Srila Prabhupada’s disciple Gour Govinda Maharaja elaborates on the journey from pavarga to apavarga:
Pa is taken to stand for parishrama, hard labor – gardabhera mata ami kari parishrama – those on the path of pa-varga toil like an ass. Then pha. From such hard toil, phena, foam, will come out from your mouth. Then comes ba, which stands for bishada, lamentation, disappointment, and pessimism. Following that is bha, which stands for bhaya, fear. In this world there is fear at every moment. “Oh, there is war declared now! What shall we do? Now we’ll die! Everything will be destroyed.” The last letter, ma, stands for mrityu, death. These five alphabets are pa-varga. Those who do not tread the path of hard labor, foam coming from the mouth, lamentation, fear, leading ultimately only to death, are said to be treading the path of a-pa-varga. Kapila Muni [Srimad-Bhagavatam 3.25.25] says, ashv apavarga-vartmani – you should tread the path of a-pa-varga, the path of liberation, the path of devotional service. Then, shraddha ratir bhaktir anukramishyati – gradually you’ll develop shraddha, faith; rati, taste; and ultimately pure bhakti.
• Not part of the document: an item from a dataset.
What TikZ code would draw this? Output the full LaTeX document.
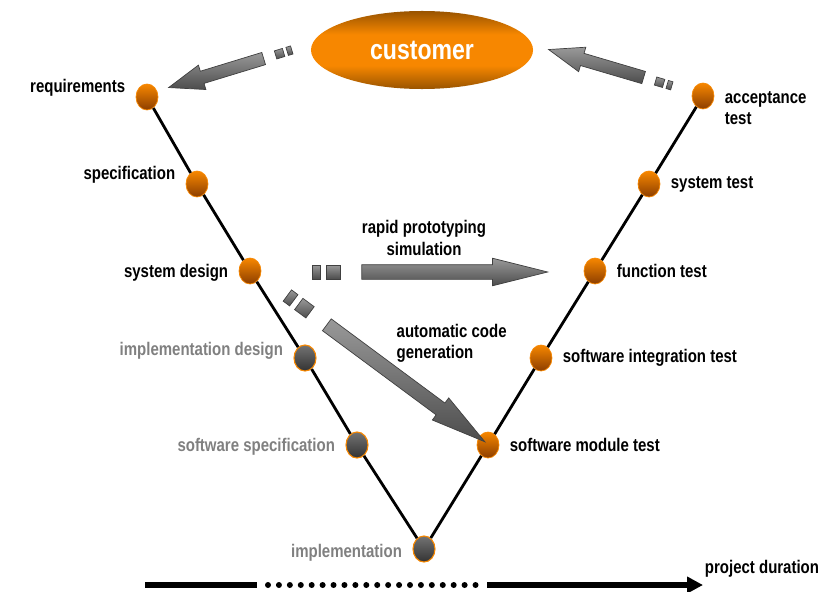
\documentclass[tikz,border=0pt]{standalone}
\usepackage{fontspec}
\setmainfont{Liberation Sans}[FakeStretch=0.82]
\usetikzlibrary{arrows.meta, positioning, shapes.geometric, shapes.arrows, calc}

\definecolor{vorange}{RGB}{247,135,0}
\definecolor{vdarkorange}{RGB}{140,62,0}
\definecolor{vlabelgray}{RGB}{128,128,128}
\colorlet{vedgeorange}{vorange!62!black}

% orange in the middle, darker at top and bottom
\pgfdeclareverticalshading{custshade}{100bp}{color(0bp)=(vedgeorange); color(25bp)=(vedgeorange);
  color(40bp)=(vorange); color(60bp)=(vorange); color(75bp)=(vedgeorange); color(100bp)=(vedgeorange)}

\begin{document}
\begin{tikzpicture}[x=0.025cm, y=-0.025cm, >=Stealth,
  every node/.style={font=\bfseries\fontsize{13}{15}\selectfont},
  done/.style={ellipse, minimum width=0.55cm, minimum height=0.65cm, inner sep=0pt,
    draw=vorange, line width=0.5pt, top color=vorange, middle color=vorange!85!yellow, bottom color=vdarkorange},
  todo/.style={ellipse, minimum width=0.55cm, minimum height=0.65cm, inner sep=0pt,
    draw=vorange, line width=0.8pt, top color=black!55, middle color=black!60, bottom color=black!80},
  customer/.style={ellipse, minimum width=5.55cm, minimum height=1.95cm, inner sep=0pt,
    shading=custshade, text=white, font=\bfseries\fontsize{20}{22}\selectfont},
  lbl/.style={inner sep=1pt},
  graylbl/.style={lbl, text=vlabelgray},
  node distance=0.22cm,
  vline/.style={line width=2pt, black},
  bigarrow/.style={single arrow, draw=black!75, line width=0.5pt, top color=black!40, bottom color=black!70,
    inner xsep=0pt, inner ysep=0.175cm, single arrow head extend=0.16cm, single arrow head indent=0pt},
  smallarrow/.style={bigarrow, inner ysep=0.15cm, single arrow head extend=0.16cm},
  dashbox/.style={rectangle, draw=black!75, line width=0.5pt, top color=black!40, bottom color=black!70, inner sep=0pt},
  duration/.style={line width=0.13cm, black}]

\newcommand{\dashedArrow}[6]{
  % #1 = shaft start, #2 = tip, #3 = name, #4 = arrow style, #5 = tip angle, #6 = dash scale
  \path let \p1=($(#2)-(#1)$), \n1={atan2(\y1,\x1)}, \n2={veclen(\x1,\y1)} in
    node[#4, single arrow tip angle=#5, minimum height=\n2, rotate=\n1] (#3) at ($(#1)!0.5!(#2)$) {}
    node[dashbox, minimum width=#6*0.35cm, minimum height=#6*0.35cm, rotate=\n1] at ($(#1)!-#6*0.33cm!(#2)$) {}
    node[dashbox, minimum width=#6*0.2cm, minimum height=#6*0.35cm, rotate=\n1] at ($(#1)!-#6*0.76cm!(#2)$) {};
}

\useasboundingbox (0,0) rectangle (832,591);

% the customer on top
\node[customer] (cust) at (422,50) {customer};

% left leg of the V
\node[done] (req) at (147,97) {};
\node[done] (spec) at (197,184) {};
\node[done] (sysd) at (250,271) {};
\node[todo] (impd) at (305,358) {};
\node[todo] (swspec) at (357,445) {};
\node[todo] (impl) at (424,549) {};

% right leg of the V
\node[done] (swmod) at (488,445) {};
\node[done] (swint) at (541,358) {};
\node[done] (func) at (595,271) {};
\node[done] (syst) at (649,184) {};
\node[done] (accept) at (703,96) {};

\foreach \a/\b in {req/spec, spec/sysd, sysd/impd, impd/swspec, swspec/impl,
                   impl/swmod, swmod/swint, swint/func, func/syst, syst/accept}
  \draw[vline] (\a) -- (\b);

% labels of the phases
\node[lbl, left=of req, yshift=0.22cm] (reqlbl) {requirements};
\node[lbl, left=of spec, yshift=0.22cm] (speclbl) {specification};
\node[lbl, left=of sysd, yshift=-0.05cm] (sysdlbl) {system design};
\node[graylbl, left=of impd, yshift=0.17cm] (impdlbl) {implementation design};
\node[graylbl, left=of swspec, yshift=-0.05cm] (swspeclbl) {software specification};
\node[graylbl, left=of impl, yshift=-0.1cm] (impllbl) {implementation};

\node[lbl, right=of swmod] (swmodlbl) {software module test};
\node[lbl, right=of swint] (swintlbl) {software integration test};
\node[lbl, right=of func] (funclbl) {function test};
\node[lbl, right=of syst] (systlbl) {system test};
\node[lbl, right=of accept, align=left, yshift=-0.3cm] (acceptlbl) {acceptance\\test};

% big gray arrows
\coordinate (custleft) at (272,56);
\coordinate (reqin) at (177,85);
\coordinate (acceptout) at (652,80);
\coordinate (custright) at (557,52);
\coordinate (protostart) at (347,272);
\coordinate (protoend) at (533,272);
\coordinate (codestart) at (315,316);
\coordinate (codeend) at (473,433);

\dashedArrow{custleft}{reqin}{toreq}{smallarrow}{40}{0.6}
\dashedArrow{acceptout}{custright}{tocust}{smallarrow}{40}{0.6}
\dashedArrow{protostart}{protoend}{proto}{bigarrow}{28}{1}
\dashedArrow{codestart}{codeend}{autocode}{bigarrow}{28}{1}

\node[lbl, align=center] (protolbl) at (424,238) {rapid prototyping\\simulation};
\node[lbl, align=left, anchor=west] (codelbl) at (395,343) {automatic code\\generation};

% time axis at the bottom
\coordinate (dur0) at (145,585);
\coordinate (dur1) at (257,585);
\coordinate (dur2) at (268,585);
\coordinate (dur3) at (480,585);
\coordinate (dur4) at (487,585);
\coordinate (dur5) at (703,585);
\draw[duration] (dur0) -- (dur1);
\draw[duration, line width=0.15cm, line cap=round, dash pattern=on 0pt off 0.273cm] (dur2) -- (dur3);
\draw[duration, -{Triangle[length=0.4cm, width=0.4cm]}] (dur4) -- (dur5);
\node[lbl] (durlbl) at (762,569) {project duration};

\end{tikzpicture}
\end{document}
(Lecture, Bhubaneswar, India, January 15, 1991)
So the term pa-varga can be a mnemonic that uses letters of the Sanskrit alphabet to remind us of specific aspects of misery in the material world. It affords devotees an outline of the life of embodied beings. The most common listing would be as follows:
pa – parabhava, “defeat” (sometimes also parishrama, “hard labor”)
pha: phena, “foam”
ba – bandha, “bondage” (sometimes vyartha – “frustration”)
bha – bhaya or bhiti, “fear”
ma – mrityu, “death”
Because pavarga can be overcome only by surrendering to Krishna, He is known as Anapavarga-virya (ana, “without”; pavarga, “the materialistic way of life”; virya, “prowess”). Following the commentator Sridhara Svami, Srila Prabhupada translates this name as “one whose prowess is never defeated.” (See Srimad-Bhagavatam 4.30.43.) Indeed, for us mortals, material tribulation seems insurmountable, attacking us from every angle, but if we take shelter of Krishna, who is more powerful than anyone or anything in existence, our liberation from misery is guaranteed.
Spiritual Consonants
Here’s one more take on the word apavarga. Extrapolating freely by taking the pa group as representative of all the others, one could interpret apavarga (a-pavarga) as meaning “without consonants.” If we chant the Hare Krishna maha-mantra – Hare Krishna, Hare Krishna, Krishna Krishna, Hare Hare/ Hare Rama, Hare Rama, Rama Rama, Hare Hare – we approach liberation by engaging spiritual sound vibration, forgoing material consonants (which make up material words) in favor of spiritual ones. Indeed, if we wish to overcome material miseries as understood by the word pavarga, as elucidated in this article, we must enter the world of spiritual sound vibration, where Krishna beckons us with the mellifluous tones of His alluring flute.
*In Bengali, v is pronounced as b, and so this alternative is often found in Bengali texts.